▶ [TO DO]:
Transcribe all of the data exactly. Omit the pictures.

▶ [DATA BLOCK]:
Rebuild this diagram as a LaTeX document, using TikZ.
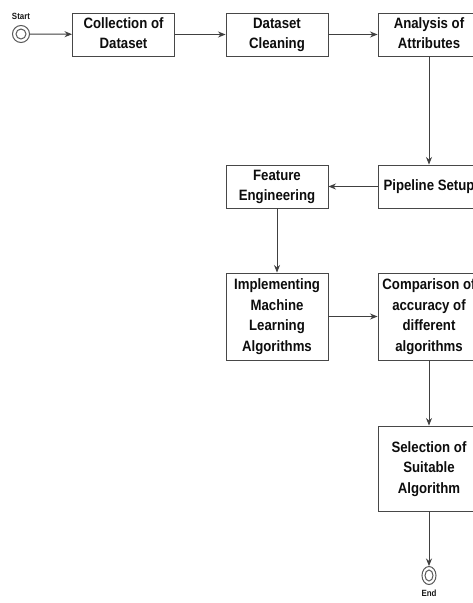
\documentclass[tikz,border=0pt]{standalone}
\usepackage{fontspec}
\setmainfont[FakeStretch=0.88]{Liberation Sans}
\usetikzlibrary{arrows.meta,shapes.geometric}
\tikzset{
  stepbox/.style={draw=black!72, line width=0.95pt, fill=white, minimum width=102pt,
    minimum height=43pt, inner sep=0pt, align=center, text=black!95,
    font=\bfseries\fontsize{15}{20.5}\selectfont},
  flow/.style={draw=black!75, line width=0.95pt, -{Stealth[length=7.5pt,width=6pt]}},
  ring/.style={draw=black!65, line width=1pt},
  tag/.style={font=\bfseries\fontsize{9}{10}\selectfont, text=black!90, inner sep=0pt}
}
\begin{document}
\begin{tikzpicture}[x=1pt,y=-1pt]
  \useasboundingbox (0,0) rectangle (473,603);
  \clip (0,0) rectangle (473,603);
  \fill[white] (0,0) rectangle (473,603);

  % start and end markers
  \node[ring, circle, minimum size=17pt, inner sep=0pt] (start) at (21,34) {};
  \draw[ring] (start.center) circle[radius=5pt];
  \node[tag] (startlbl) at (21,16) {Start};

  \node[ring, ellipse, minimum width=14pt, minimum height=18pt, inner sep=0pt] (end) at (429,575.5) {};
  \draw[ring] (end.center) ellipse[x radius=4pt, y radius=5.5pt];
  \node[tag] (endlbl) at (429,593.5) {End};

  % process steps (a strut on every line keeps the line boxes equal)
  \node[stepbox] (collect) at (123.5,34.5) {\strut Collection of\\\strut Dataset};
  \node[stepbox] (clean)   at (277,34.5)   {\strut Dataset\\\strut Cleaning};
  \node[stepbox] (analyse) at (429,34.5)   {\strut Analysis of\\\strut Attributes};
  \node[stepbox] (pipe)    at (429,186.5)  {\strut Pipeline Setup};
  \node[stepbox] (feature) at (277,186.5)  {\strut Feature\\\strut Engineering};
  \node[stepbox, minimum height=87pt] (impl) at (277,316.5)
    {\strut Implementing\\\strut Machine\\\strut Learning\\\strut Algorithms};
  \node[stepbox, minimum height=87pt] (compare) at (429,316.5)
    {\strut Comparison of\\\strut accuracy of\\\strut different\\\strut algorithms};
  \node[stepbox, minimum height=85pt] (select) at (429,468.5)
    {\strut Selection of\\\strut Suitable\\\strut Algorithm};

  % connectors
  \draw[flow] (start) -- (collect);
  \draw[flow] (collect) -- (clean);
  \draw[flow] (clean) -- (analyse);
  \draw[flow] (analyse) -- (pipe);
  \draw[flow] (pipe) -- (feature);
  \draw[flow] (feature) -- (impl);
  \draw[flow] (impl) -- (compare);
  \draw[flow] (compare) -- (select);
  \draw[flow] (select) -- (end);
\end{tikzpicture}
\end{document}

▶ [RESULT OF THE TASK]:
Rebuild this diagram as a LaTeX document, using TikZ.
\documentclass[tikz,border=0pt]{standalone}
\usepackage{fontspec}
\setmainfont[FakeStretch=0.88]{Liberation Sans}
\usetikzlibrary{arrows.meta,shapes.geometric}
\tikzset{
  stepbox/.style={draw=black!72, line width=0.95pt, fill=white, minimum width=102pt,
    minimum height=43pt, inner sep=0pt, align=center, text=black!95,
    font=\bfseries\fontsize{15}{20.5}\selectfont},
  flow/.style={draw=black!75, line width=0.95pt, -{Stealth[length=7.5pt,width=6pt]}},
  ring/.style={draw=black!65, line width=1pt},
  tag/.style={font=\bfseries\fontsize{9}{10}\selectfont, text=black!90, inner sep=0pt}
}
\begin{document}
\begin{tikzpicture}[x=1pt,y=-1pt]
  \useasboundingbox (0,0) rectangle (473,603);
  \clip (0,0) rectangle (473,603);
  \fill[white] (0,0) rectangle (473,603);

  % start and end markers
  \node[ring, circle, minimum size=17pt, inner sep=0pt] (start) at (21,34) {};
  \draw[ring] (start.center) circle[radius=5pt];
  \node[tag] (startlbl) at (21,16) {Start};

  \node[ring, ellipse, minimum width=14pt, minimum height=18pt, inner sep=0pt] (end) at (429,575.5) {};
  \draw[ring] (end.center) ellipse[x radius=4pt, y radius=5.5pt];
  \node[tag] (endlbl) at (429,593.5) {End};

  % process steps (a strut on every line keeps the line boxes equal)
  \node[stepbox] (collect) at (123.5,34.5) {\strut Collection of\\\strut Dataset};
  \node[stepbox] (clean)   at (277,34.5)   {\strut Dataset\\\strut Cleaning};
  \node[stepbox] (analyse) at (429,34.5)   {\strut Analysis of\\\strut Attributes};
  \node[stepbox] (pipe)    at (429,186.5)  {\strut Pipeline Setup};
  \node[stepbox] (feature) at (277,186.5)  {\strut Feature\\\strut Engineering};
  \node[stepbox, minimum height=87pt] (impl) at (277,316.5)
    {\strut Implementing\\\strut Machine\\\strut Learning\\\strut Algorithms};
  \node[stepbox, minimum height=87pt] (compare) at (429,316.5)
    {\strut Comparison of\\\strut accuracy of\\\strut different\\\strut algorithms};
  \node[stepbox, minimum height=85pt] (select) at (429,468.5)
    {\strut Selection of\\\strut Suitable\\\strut Algorithm};

  % connectors
  \draw[flow] (start) -- (collect);
  \draw[flow] (collect) -- (clean);
  \draw[flow] (clean) -- (analyse);
  \draw[flow] (analyse) -- (pipe);
  \draw[flow] (pipe) -- (feature);
  \draw[flow] (feature) -- (impl);
  \draw[flow] (impl) -- (compare);
  \draw[flow] (compare) -- (select);
  \draw[flow] (select) -- (end);
\end{tikzpicture}
\end{document}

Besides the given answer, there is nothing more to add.